SUPPLIED RECORDS:
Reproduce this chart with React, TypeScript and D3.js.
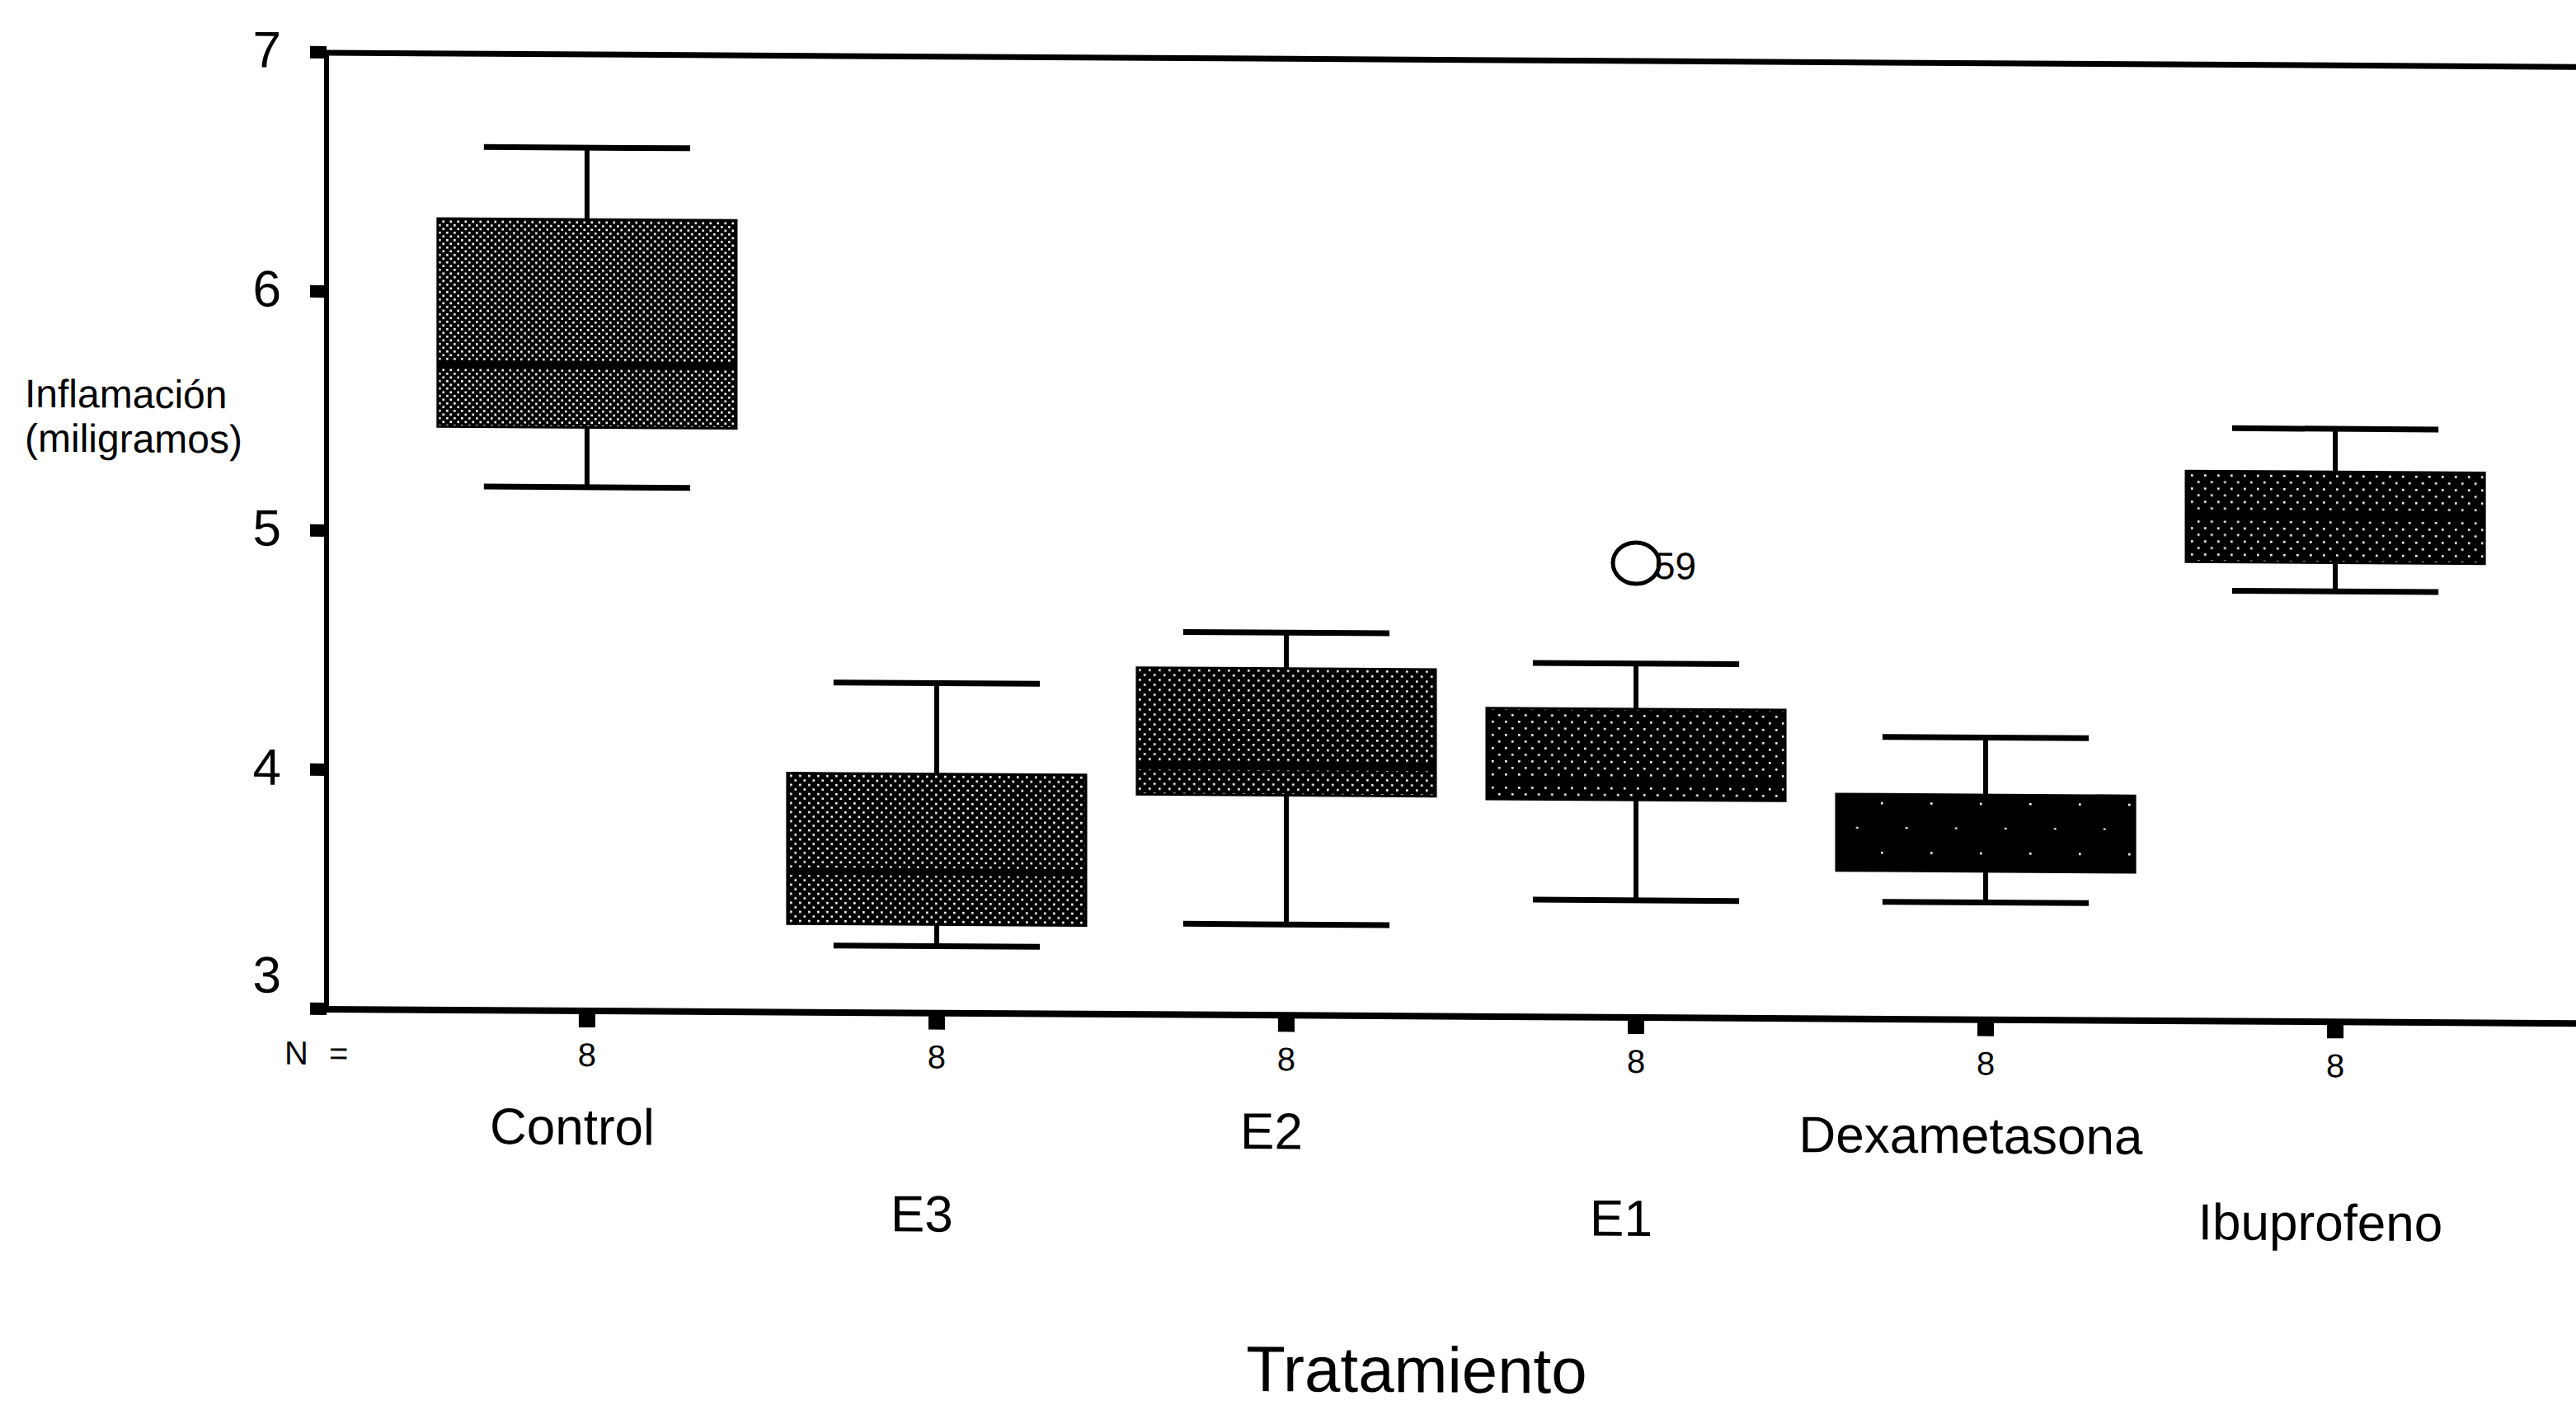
...
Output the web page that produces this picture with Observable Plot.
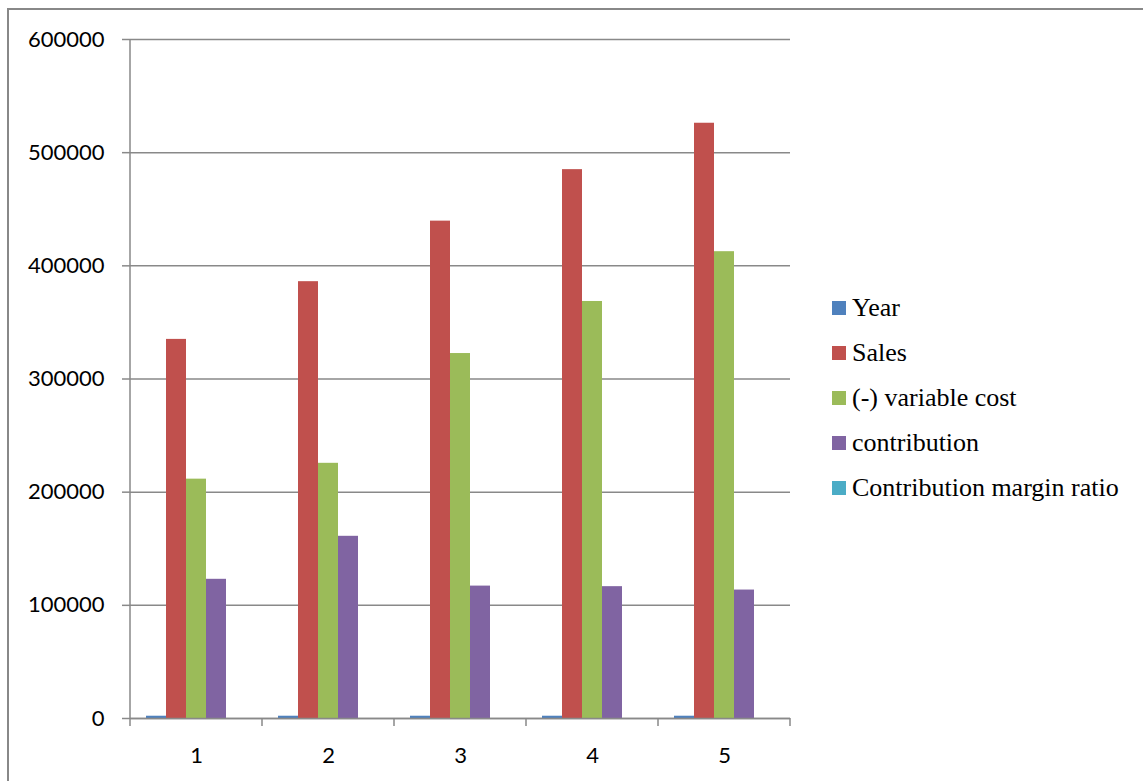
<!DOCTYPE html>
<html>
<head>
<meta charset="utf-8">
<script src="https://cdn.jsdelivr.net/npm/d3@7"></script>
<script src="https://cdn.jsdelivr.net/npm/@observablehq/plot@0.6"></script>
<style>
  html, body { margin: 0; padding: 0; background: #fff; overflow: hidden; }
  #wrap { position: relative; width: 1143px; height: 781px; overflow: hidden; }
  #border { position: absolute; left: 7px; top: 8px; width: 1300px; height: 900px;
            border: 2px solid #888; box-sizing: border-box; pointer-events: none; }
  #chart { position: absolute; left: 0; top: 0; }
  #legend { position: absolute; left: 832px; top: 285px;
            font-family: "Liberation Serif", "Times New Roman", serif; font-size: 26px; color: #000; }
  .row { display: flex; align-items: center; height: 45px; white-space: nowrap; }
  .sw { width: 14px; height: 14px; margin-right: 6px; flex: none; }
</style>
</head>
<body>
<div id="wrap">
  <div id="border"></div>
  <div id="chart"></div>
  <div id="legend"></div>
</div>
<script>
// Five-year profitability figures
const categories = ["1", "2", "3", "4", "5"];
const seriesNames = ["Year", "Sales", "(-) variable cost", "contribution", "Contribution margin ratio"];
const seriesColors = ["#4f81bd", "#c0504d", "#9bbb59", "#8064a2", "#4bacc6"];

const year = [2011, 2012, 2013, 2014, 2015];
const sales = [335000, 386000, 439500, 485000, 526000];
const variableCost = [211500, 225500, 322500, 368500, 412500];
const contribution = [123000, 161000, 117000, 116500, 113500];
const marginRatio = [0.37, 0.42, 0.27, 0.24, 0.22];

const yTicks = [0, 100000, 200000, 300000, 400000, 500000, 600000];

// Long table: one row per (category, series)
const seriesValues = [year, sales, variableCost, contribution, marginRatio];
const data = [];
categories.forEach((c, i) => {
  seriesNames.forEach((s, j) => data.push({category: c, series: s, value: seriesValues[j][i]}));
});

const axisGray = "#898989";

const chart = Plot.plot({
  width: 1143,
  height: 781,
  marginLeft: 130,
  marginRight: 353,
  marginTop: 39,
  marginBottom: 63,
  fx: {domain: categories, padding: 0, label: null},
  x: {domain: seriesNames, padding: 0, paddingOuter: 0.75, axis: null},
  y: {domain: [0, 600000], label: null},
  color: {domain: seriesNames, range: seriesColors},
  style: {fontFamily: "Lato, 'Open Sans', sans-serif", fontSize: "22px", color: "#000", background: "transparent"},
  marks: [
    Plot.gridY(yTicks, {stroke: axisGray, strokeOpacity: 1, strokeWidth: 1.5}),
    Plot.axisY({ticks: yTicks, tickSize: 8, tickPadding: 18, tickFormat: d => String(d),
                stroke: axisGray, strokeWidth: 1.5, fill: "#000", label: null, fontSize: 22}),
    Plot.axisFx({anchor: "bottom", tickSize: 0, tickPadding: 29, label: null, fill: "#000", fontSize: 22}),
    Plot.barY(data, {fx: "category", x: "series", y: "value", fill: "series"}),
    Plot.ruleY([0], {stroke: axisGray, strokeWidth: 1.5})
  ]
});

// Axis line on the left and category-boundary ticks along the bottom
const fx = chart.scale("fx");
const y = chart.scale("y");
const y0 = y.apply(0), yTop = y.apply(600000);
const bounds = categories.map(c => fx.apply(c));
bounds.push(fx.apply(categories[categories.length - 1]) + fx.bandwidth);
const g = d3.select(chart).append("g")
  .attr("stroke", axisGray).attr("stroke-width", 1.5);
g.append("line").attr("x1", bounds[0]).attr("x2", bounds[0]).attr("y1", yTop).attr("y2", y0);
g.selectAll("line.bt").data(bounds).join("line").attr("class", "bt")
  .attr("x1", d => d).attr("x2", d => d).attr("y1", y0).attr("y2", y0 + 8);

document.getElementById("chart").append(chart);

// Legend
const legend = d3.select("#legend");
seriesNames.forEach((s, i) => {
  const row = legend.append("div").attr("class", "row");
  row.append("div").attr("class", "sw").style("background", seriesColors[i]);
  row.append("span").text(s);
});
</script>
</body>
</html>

EXERCISE DIRECTIONS:
Look through the data above. Each line containing the word "chart" needs to be copied.

SOLUTION BELOW:
Reproduce this chart with React, TypeScript and D3.js.
  #chart { position: absolute; left: 0; top: 0; }
  <div id="chart"></div>
const chart = Plot.plot({
const fx = chart.scale("fx");
const y = chart.scale("y");
const g = d3.select(chart).append("g")
document.getElementById("chart").append(chart);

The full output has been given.